Mr. C surprised me yesterday. He came home from traveling the world. He was aiming for Father’s Day but missed it by a day thanks to flight delays. He knew that Mrs. C has talked to me and that I was wrapped in my own head. He knew I needed him. He always does. Him and Mrs. C are two people in my life who always hold my hand when I lose my way.
Maybe lost is a bad choice of description. There are times in my life when I have things to say and they don’t come out the way they are in my head. I fumble with words. I forget how I rehearsed it in my mind. And then often times I use the worst lead-ins possible. The people who know me best know this is not meant to be awful or mean or hurtful but those who don’t can often end up with me facing a wall and not knowing how to continue. I’ve done this recently to someone I just met a few weeks ago. And this time instead of feeling nothing about my actions making a negative impression on him, I feel awful. I cried even. Lots. I woke up the morning after feeling terrible. Like someone had ripped my insides out. I felt regret over my over thinking causing someone confusion over my lack of ability to express something. I was wrong and I felt it in my core.

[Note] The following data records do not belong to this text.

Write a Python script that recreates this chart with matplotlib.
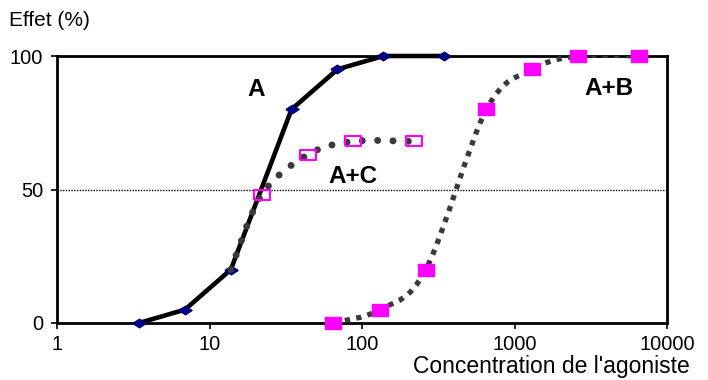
import numpy as np
import matplotlib.pyplot as plt
from matplotlib.path import Path
from matplotlib.patches import PathPatch

plt.rcParams['font.family'] = ['Liberation Sans', 'DejaVu Sans']

# donnees
conc_A = [3.45, 6.9, 13.8, 34.5, 69, 138, 345]
effet_A = [0, 5, 20, 80, 95, 100, 100]

conc_AC = [13.8, 22, 44, 87, 219]
effet_AC = [20, 48, 63, 68, 68]

conc_AB = [65, 131, 262, 655, 1310, 2620, 6550]
effet_AB = [0, 5, 20, 80, 95, 100, 100]

xticks = [1, 10, 100, 1000, 10000]
xtick_labels = ["1", "10", "100", "1000", "10000"]
yticks = [0, 50, 100]
ytick_labels = ["0", "50", "100"]


def smooth_path(xs, ys, sx=610.0, sy=267.0):
    # courbe lissee (Bezier facon Excel) calculee dans l'espace log
    px = np.log10(xs) / 4 * sx
    py = np.array(ys, dtype=float) / 100 * sy
    P = np.column_stack([px, py])
    P = np.vstack([P[0], P, P[-1]])
    verts = [P[1]]
    codes = [Path.MOVETO]
    for i in range(1, len(P) - 2):
        c1 = P[i] + (P[i + 1] - P[i - 1]) / 6
        c2 = P[i + 1] - (P[i + 2] - P[i]) / 6
        verts += [c1, c2, P[i + 1]]
        codes += [Path.CURVE4] * 3
    verts = np.array(verts)
    data = np.column_stack([10 ** (verts[:, 0] / sx * 4), verts[:, 1] / sy * 100])
    return Path(data, codes)


diamond = [(-1, 0), (0, 0.65), (1, 0), (0, -0.65), (-1, 0)]
rect = [(-1, -0.75), (1, -0.75), (1, 0.75), (-1, 0.75), (-1, -0.75)]
rect_flat = [(-1, -0.6), (1, -0.6), (1, 0.6), (-1, 0.6), (-1, -0.6)]

fig = plt.figure(figsize=(7.08, 3.8), dpi=100)
ax = fig.add_axes([57 / 708, 1 - 323 / 380, 610 / 708, 267 / 380])
ax.set_xscale('log')
ax.set_xlim(1, 10000)
ax.set_ylim(0, 100)

# ligne 50 %
ax.axhline(50, color='black', lw=1, linestyle=(0, (1, 1)), zorder=1)

# A
ax.plot(conc_A, effet_A, color='black', lw=3.3, marker=diamond, markersize=9.5,
        markerfacecolor='#000080', markeredgecolor='#000080', clip_on=False, zorder=3)

# A+C
p = PathPatch(smooth_path(conc_AC, effet_AC), fill=False, edgecolor='#3a3a3a', lw=5,
              linestyle=(0, (0.01, 2.2)), capstyle='round', zorder=4)
ax.add_patch(p)
ax.plot(conc_AC[1:], effet_AC[1:], linestyle='none', marker=rect_flat, markersize=11.5,
        markerfacecolor='none', markeredgecolor='#ff00ff', markeredgewidth=1.5,
        clip_on=False, zorder=5)

# A+B
p = PathPatch(smooth_path(conc_AB, effet_AB), fill=False, edgecolor='#3a3a3a', lw=3.8,
              linestyle=(0, (1.0, 1.2)), capstyle='butt', zorder=4)
ax.add_patch(p)
ax.plot(conc_AB, effet_AB, linestyle='none', marker=rect, markersize=11,
        markerfacecolor='#ff00ff', markeredgecolor='#ff00ff', clip_on=False, zorder=5)

ax.text(0.326, 0.873, "A", transform=ax.transAxes, fontsize=17.5, fontweight='bold',
        ha='center', va='center')
ax.text(0.485, 0.547, "A+C", transform=ax.transAxes, fontsize=17.5, fontweight='bold',
        ha='center', va='center')
ax.text(0.905, 0.88, "A+B", transform=ax.transAxes, fontsize=17.5, fontweight='bold',
        ha='center', va='center')

ax.set_xticks(xticks)
ax.set_xticklabels(xtick_labels)
ax.xaxis.set_minor_locator(plt.NullLocator())
ax.set_yticks(yticks)
ax.set_yticklabels(ytick_labels)
ax.tick_params(direction='out', length=4, width=1.2, labelsize=14.4, pad=5)
ax.tick_params(axis='y', pad=6)
for s in ax.spines.values():
    s.set_linewidth(2)

fig.text(9 / 708, 1 - 21 / 380, "Effet (%)", fontsize=15, ha='left', va='center')
fig.text(690 / 708, 1 - 367 / 380, "Concentration de l'agoniste", fontsize=16.5,
         ha='right', va='center')

fig.savefig('out.png', dpi=100)
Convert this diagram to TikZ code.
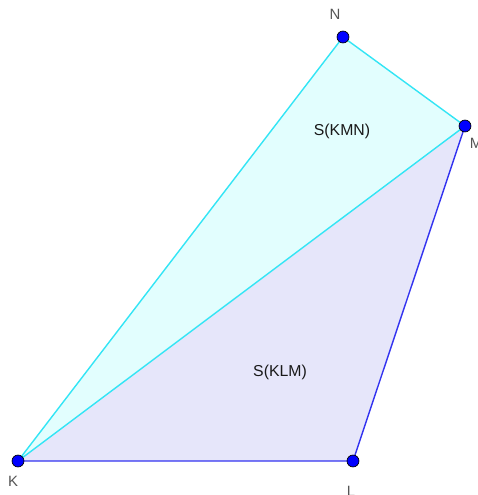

Wrong is not something I am used to being or admitting for that matter. But in this case wrong is something I will own. I messed up and I know it. I knew it when Mr. C shook his head at me on yesterday while I explained the situation. I knew it all day on Sunday when I couldn’t focus on anything. I knew it when I went for a run and ended up walking.
The thing is that I spent all day on Saturday looking at this person and thinking to myself ‘you have really done good this time’. I let myself be me and completely opened up about all the dirty details. I have actually wanted to make time to see this person. I have actually started to think about when I could make time. Ugh. This shit never happens to me. Feeling like someone is genuinely interested in who I am never happens. Okay, it has happened but not recently. Jeez cut me some slack.
In a short period of time I have come accustomed to something that I don’t want to lose because I shoved my foot in my mouth so deep that it has taken me all week to nudge it just the tiniest bit loose.